Not much of the news about Raqqa, the Syrian headquarters of the self-styled Islamic State, emanates from the city itself; the media perspective tends be from far away, most recently from London, where British MPs this week voted to bomb the place in an effort to eradicate the murderous group. But Syrian citizen journalists do exist there, in the form of a group called Raqqa Is Being Slaughtered Silently. A self-declared movement against extremism, it has developed ingenious ways of protecting its readers, such as disguising its publications with the same magazine covers as those produced by IS’ slick communications machine. The group has paid a heavy price for its work: reporters have been killed and family members kidnapped. Its team outside Syria gave a terrifying account its work to the BBC, after winning the Committee to Protect Journalists’ International Press Freedom Award.

From IRIN

COP21

Like 40,000 other activists, state leaders, reporters, environmentalists and general hangers-on, IRIN has been in Paris this week at the massive COP21 climate change conference. You can read our special analysis section here, with a special focus on what all of this means for the humanitarians so often left to mop up (sometimes literally) after climate change related crises.
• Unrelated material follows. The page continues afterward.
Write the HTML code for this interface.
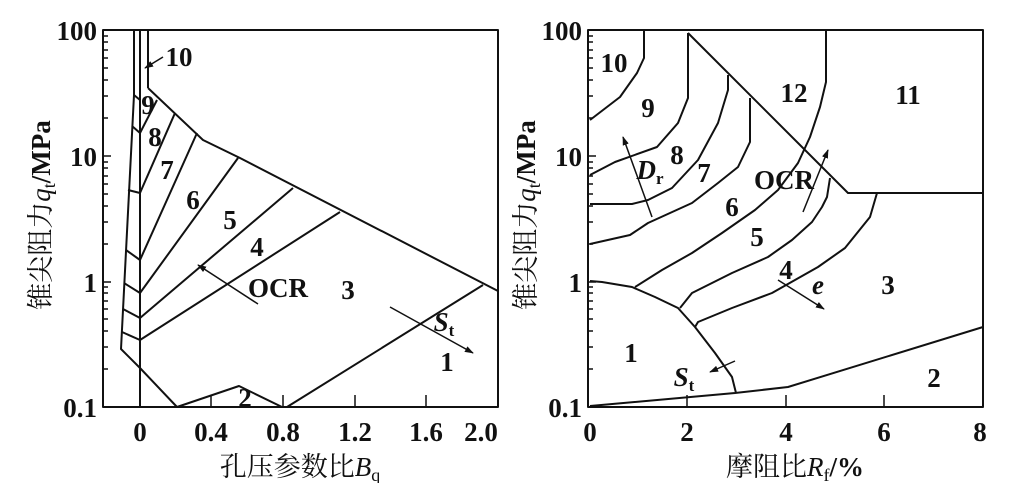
<!DOCTYPE html>
<html><head><meta charset="utf-8"><style>
html,body{margin:0;padding:0;background:#fff;}
svg{display:block;}
text{font-family:"Liberation Serif","Noto Serif CJK SC",serif;font-weight:bold;fill:#111;}
.c{font-family:"Liberation Serif","Noto Serif CJK SC","Noto Sans CJK SC",serif;font-weight:normal;}
</style></head><body>
<svg id="s" width="1010" height="483" viewBox="0 0 1010 483" xmlns="http://www.w3.org/2000/svg">
<defs><marker id="a" viewBox="0 0 10 10" refX="9" refY="5" markerWidth="9" markerHeight="9" orient="auto" markerUnits="userSpaceOnUse"><path d="M0,1.5 L10,5 L0,8.5 Z" fill="#111"/></marker></defs>
<g fill="none" stroke="#111" stroke-width="2" stroke-linejoin="round">
<rect x="103" y="30" width="395" height="377"/>
<line x1="134" y1="30" x2="134" y2="95"/>
<line x1="140" y1="30" x2="140" y2="407"/>
<line x1="148" y1="30" x2="148" y2="88"/>
<polyline points="134,95 121,349 140,368 177,407 239,386 282,407"/>
<polyline points="148,88 203,140 240,158 498,291"/>
<polyline points="287,407 483,285"/>
<line x1="134" y1="95" x2="140" y2="100"/>
<line x1="132" y1="126" x2="140" y2="133"/>
<line x1="128" y1="190" x2="140" y2="193"/>
<line x1="126" y1="250" x2="140" y2="260"/>
<line x1="124" y1="283" x2="140" y2="293"/>
<line x1="123" y1="309" x2="140" y2="318"/>
<line x1="122" y1="332" x2="140" y2="340"/>
<line x1="140" y1="133" x2="157" y2="100"/>
<line x1="140" y1="193" x2="175" y2="113"/>
<line x1="140" y1="260" x2="197" y2="133"/>
<line x1="140" y1="293" x2="238" y2="158"/>
<line x1="140" y1="318" x2="293" y2="188"/>
<line x1="140" y1="340" x2="340" y2="212"/>
<g stroke-width="1.5">
<line x1="258" y1="304" x2="198" y2="265" marker-end="url(#a)"/>
<line x1="390" y1="307" x2="473" y2="353" marker-end="url(#a)"/>
<line x1="163" y1="57" x2="145" y2="68" marker-end="url(#a)"/>
</g>
<rect x="588" y="30" width="395" height="377"/>
<polyline points="644,30 644,58 637,73 620,97 590,120"/>
<polyline points="688,33 688,98 678,123 657,147 615,162 590,175"/>
<polyline points="688,33 848,193 983,193"/>
<polyline points="728,75 728,90 718,123 698,160 672,188 648,200 632,204 590,204"/>
<polyline points="750,98 750,142 738,167 718,183 692,203 648,223 630,235 590,244"/>
<polyline points="826,30 826,82 820,107 810,137 798,163 778,190 755,210 722,233 692,253 662,270 635,287"/>
<polyline points="830,178 827,197 822,207 812,222 792,240 768,257 732,273 692,293 680,308"/>
<polyline points="877,193 870,217 845,248 818,267 772,293 732,308 698,322 695,327"/>
<polyline points="590,281 602,282 632,287 655,297 678,308 695,327 715,353 732,377 736,393"/>
<polyline points="590,406 735,393 788,387 983,327"/>
<g stroke-width="1.5">
<line x1="652" y1="217" x2="623" y2="137" marker-end="url(#a)"/>
<line x1="803" y1="212" x2="828" y2="150" marker-end="url(#a)"/>
<line x1="778" y1="280" x2="824" y2="309" marker-end="url(#a)"/>
<line x1="735" y1="361" x2="710" y2="372" marker-end="url(#a)"/>
</g>
<g id="ticks" stroke-width="1.5"></g>
</g>
<g font-size="27" text-anchor="middle">
<text x="179" y="66">10</text><text x="148" y="114">9</text><text x="155" y="146">8</text>
<text x="167" y="179">7</text><text x="193" y="209">6</text><text x="230" y="229">5</text>
<text x="257" y="256">4</text><text x="278" y="297">OCR</text><text x="348" y="299">3</text>
<text x="447" y="371">1</text><text x="245" y="407">2</text>
<text x="444" y="331" font-style="italic" font-weight="normal">S<tspan font-size="17" dy="5" font-style="normal">t</tspan></text>
<text x="614" y="72">10</text><text x="648" y="117">9</text><text x="677" y="164">8</text>
<text x="704" y="182">7</text><text x="784" y="189">OCR</text><text x="732" y="216">6</text>
<text x="757" y="246">5</text><text x="794" y="102">12</text><text x="908" y="104">11</text>
<text x="786" y="279">4</text><text x="888" y="294">3</text><text x="631" y="362">1</text><text x="934" y="387">2</text>
<text x="650" y="179" font-style="italic" font-weight="normal">D<tspan font-size="17" dy="5" font-style="normal">r</tspan></text>
<text x="818" y="294" font-style="italic" font-weight="normal">e</text>
<text x="684" y="386" font-style="italic" font-weight="normal">S<tspan font-size="17" dy="5" font-style="normal">t</tspan></text>
</g>
<g font-size="27" text-anchor="end">
<text x="97" y="40">100</text><text x="97" y="166">10</text><text x="97" y="292">1</text><text x="97" y="417">0.1</text>
<text x="582" y="40">100</text><text x="582" y="166">10</text><text x="582" y="292">1</text><text x="582" y="417">0.1</text>
</g>
<g font-size="27" text-anchor="middle">
<text x="140" y="441">0</text><text x="211" y="441">0.4</text><text x="283" y="441">0.8</text><text x="355" y="441">1.2</text><text x="426" y="441">1.6</text><text x="481" y="441">2.0</text>
<text x="590" y="441">0</text><text x="687" y="441">2</text><text x="786" y="441">4</text><text x="884" y="441">6</text><text x="980" y="441">8</text>
</g>
<text class="c" x="300" y="476" font-size="27" text-anchor="middle">孔压参数比<tspan font-style="italic" font-family="Liberation Serif">B</tspan><tspan font-size="18" dy="5" font-family="Liberation Serif">q</tspan></text>
<text class="c" x="795" y="476" font-size="27" text-anchor="middle">摩阻比<tspan font-style="italic" font-family="Liberation Serif">R</tspan><tspan font-size="18" dy="5" font-family="Liberation Serif">f</tspan><tspan dy="-5" font-family="Liberation Serif" font-weight="bold">/%</tspan></text>
<text class="c" transform="translate(50,215) rotate(-90)" font-size="27" text-anchor="middle">锥尖阻力<tspan font-style="italic" font-family="Liberation Serif">q</tspan><tspan font-size="18" dy="5" font-family="Liberation Serif">t</tspan><tspan dy="-5" font-family="Liberation Serif" font-weight="bold">/MPa</tspan></text>
<text class="c" transform="translate(535,215) rotate(-90)" font-size="27" text-anchor="middle">锥尖阻力<tspan font-style="italic" font-family="Liberation Serif">q</tspan><tspan font-size="18" dy="5" font-family="Liberation Serif">t</tspan><tspan dy="-5" font-family="Liberation Serif" font-weight="bold">/MPa</tspan></text>
</svg>
<script>
var g=document.getElementById('ticks'),h='';
var offs=[38,60,76,88,98,106,114,120];
[103,588].forEach(function(x0){
 [407,282,156].forEach(function(yb){
  h+='<line x1="'+x0+'" y1="'+yb+'" x2="'+(x0+8)+'" y2="'+yb+'"/>';
  offs.forEach(function(o){var y=yb-o;h+='<line x1="'+x0+'" y1="'+y+'" x2="'+(x0+5)+'" y2="'+y+'"/>';});
 });
});
[211,283,355,426].forEach(function(x){h+='<line x1="'+x+'" y1="407" x2="'+x+'" y2="395"/>';});
[687,786,884].forEach(function(x){h+='<line x1="'+x+'" y1="407" x2="'+x+'" y2="395"/>';});
g.innerHTML=h;
</script>
</body></html>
From what the discussions mean for Africa – the continent with the smallest carbon footprint but most in need of support – to our thoughts on whether migration is the elephant in the Parisian environmentalists’ front room, the section is being updated daily. An off-beat highlight is this selection of the most left-field, amusing and frankly baffling advertising and advocacy campaigns jumping on the COP21 bandwagon.

Coming up

32nd International Conference of the Red Cross and Red Crescent, 8-10 December, Geneva

Held every four years, this event will bring together representatives of almost every country in the world and of 189 Red Cross and Red Crescent societies from across the globe.

And finally….

An honourable mention this week to UN Peacekeeping for this very special series of tweets on how to build a Popemobile in the Central African Republic.